Experimental study of a novel design bi-fluid based photovoltaic thermal (PVT)-assisted heat pump dryer

Abstract

This study evaluated the performance of a novel design bi-fluid (air and refrigerant)-based photovoltaic thermal assisted heat pump dryer (BfPVTA-HPD), combining a compact bi-fluid PVT using curved directional fins that direct air at different points to the evaporator/waste aluminum material and HP system with a PVT air outlet mounted micro-channel condenser. BfPVTA-HPD was analyzed regarding energy, exergy, and drying characteristics at two different times, in clear and partially cloudy weather conditions. Mint leaves (Mentha piperita L.) were dried to evaluate BfPVTA-HPD's drying capabilities. The average electrical, thermal, and exergy efficiencies of PV and PVT for Exp-1 and Exp-2 varied to 15.97, 16.54%, 18.21, 18.23%, 55.36%, 42.04%, 30.95%, and 25.08 %, respectively. In Exp-1 and Exp-2, respectively, while an increase of 12.32 % and 9.29% in the average electrical efficiency was achieved by using PVT, an average of 3.15 and 2.86 were reached in the coefficient of performance (COP) of the heat pump.
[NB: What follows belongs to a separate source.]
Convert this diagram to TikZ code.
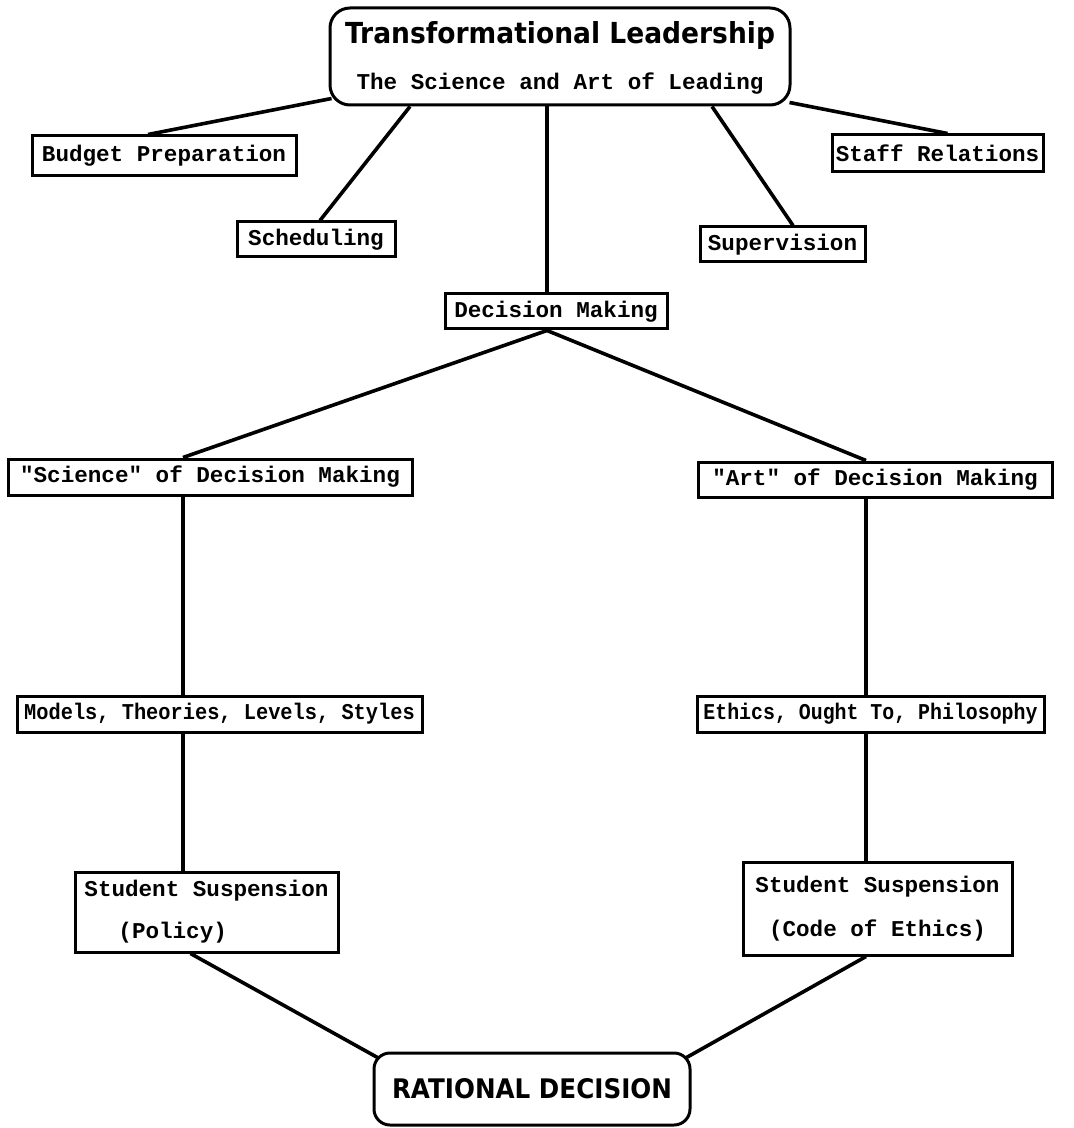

The exergy indicators (the improvement potential, sustainable index, and waste exergy ratio) for the Exp-1 are 839.52, 1.39, and 0.82. The exergy indicators for the Exp-2 are 1166.14, 1.30, and 0.84, respectively. The experiment's average mass transfer coefficients were obtained as 1.17 x 10- 8 and 7.75 x 10-9 m/s respectively. The experiment's average effective diffusivity coefficients were obtained as 2.90 x 10-11 and 2.04 x 10- 11 m2/s, respectively. The recommended BfPVTA-HPD can be used as a new model to improve the ecological footprint and green manufacturing. Furthermore, the electricity and heat production required for the sustainability of the drying system in spring and winter can be realized.